Building a worst case scenario rotation

In a perfect world, tha Yankees’ 2013 rotation is all but set. In a perfect world, Hiroki Kuroda and Andy Pettitte both return for another season on one year deals to form a formidable top of the rotation while Phil Hughes, Ivan Nova, and David Phelps compete to round out the back end of what should be a point of strength for the team.  This plan is far from set in stone, however, and a good chunk of it is outside of Brian Cashman’s control. It certainly doesn’t take much to imagine Andy Pettitte deciding to return to the land of retirement and/or another team coming along to offer Hiroki Kuroda a contract that the austere Yankees are unwilling to match. So let’s assume that that’s exactly what happens, and try to figure out where the Yankees go from there. We can assume that Sabathia, Hughes, Nova, and Phelps all get rotation spots, but that still leaves us one starter short of a full five man rotation. So where might the Yankees go to fill this hole?

Internal options:

Thanks to a pretty disastrous 2012, the Yankees’ own cupboard is remarkably barren for answers. It’s almost difficult to imagine it now, but at the start of the 2012 season there was a lot of excitement surrounding the Triple-A Yankees’ prospect laden rotation, but that’s pretty much non-existent now. David Phelps is already in our hypothetical rotation, and D.J. Mitchell is gone entirely, having been sent to Seattle for Ichiro Suzuki. On the more heralded prospect front, Manny Banuelos will miss the whole season following Tommy John surgery, and Dellin Betances is a total non-factor, as he’s more preoccupied with fighting to salvage his career at the moment. That leaves Adam Warren as the only viable arm in this category, but his Triple-A performance has underwhelmed, and he didn’t make a ton of progress last season. Michael Pineda could eventually help if and when he returns from his labrum injury, but you can’t count on that happening, and he wouldn’t be a factor until midseason even in the best case scenario.

Free agency:

Most of the time, you would assume that the answer to this question is simply that the Yankees would go out and sign someone else to fill the hole, and there could be some attractive options on the market for that purpose. However, the Yankees’ aversion to big, multi-year contracts basically leaves them out on anyone who would take more than a one year contract, and those options are rarely good. Considering how in demand pitching is, guys who can be had on one year deals almost always come with some combination of concerns related to age, health, and performance. Looking at the list of available starters, you’re basically talking about Erik Bedard, Francisco Liriano (who’s not a slam dunk to not get amulti-year offer from someone), Carlos Zambrano, and Joe Saunder in this group, as well as the usual array of minor league contract candidates. The one potentially interesting possibility here is Edwin Jackson, but I think he’ll likely accept a multi-year offering at mid-rotation starter money after pitching to basically his career norm after accepting a “pillow contract” with Washington last year.
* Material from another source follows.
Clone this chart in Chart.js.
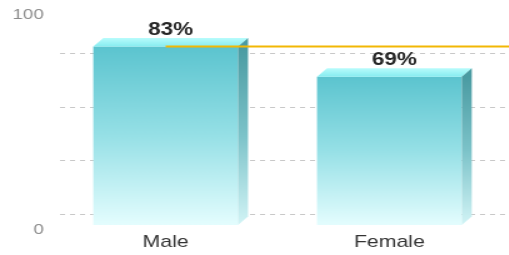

Finally, there’s always the possibility that Cashman can pry a starter away from another team, but given the Yankees’ dearth of high upside, MLB ready young players you’re probably talking about a cheap buy on an older/back end innings eater type. I don’t have any idea who this would be specifically, but it is a possibility, though probably an unlikely one.

On the whole, my guess is that the Yankees would respond to this worst case scenario by hitting the scrap heap and stock piling older starters you’ve heard of on minor league contracts a la the 2010-11 offseason, when Pettitte first retired and Cliff Lee spurned their advances. That team went on to post the best record in the American League while getting great production out of Freddy Garcia and Bartolo Colon, so it’s possible to strike gold here, but I have a feeling that everyone would prefer to see Kuroda and/or Pettitte back in pinstripes next spring.

About Brien Jackson

Born in Southwestern Ohio and currently residing on the Chesapeake Bay, Brien is a former editor-in-chief of IIATMS who now spends most of his time sitting on his deck watching his tomatoes ripen and consuming far more MLB Network programming than is safe for one's health or sanity.

4 thoughts on “Building a worst case scenario rotation

  1. Would they consider Joba as the 5th starter? There are some who still think that’s where he belongs and if they have Mo and D-Rob to end games, which I guess I’m just taking for granted they will, wouldn’t Joba be a viable option?

    • Joba hasn’t had that kind of workload in years and thinking of him as a starter is pretty wishful. Kuroda broke my heart when he opted out. My only hope is that if he’s not playing with the Yankees he’s playing in Japan. Love that guy!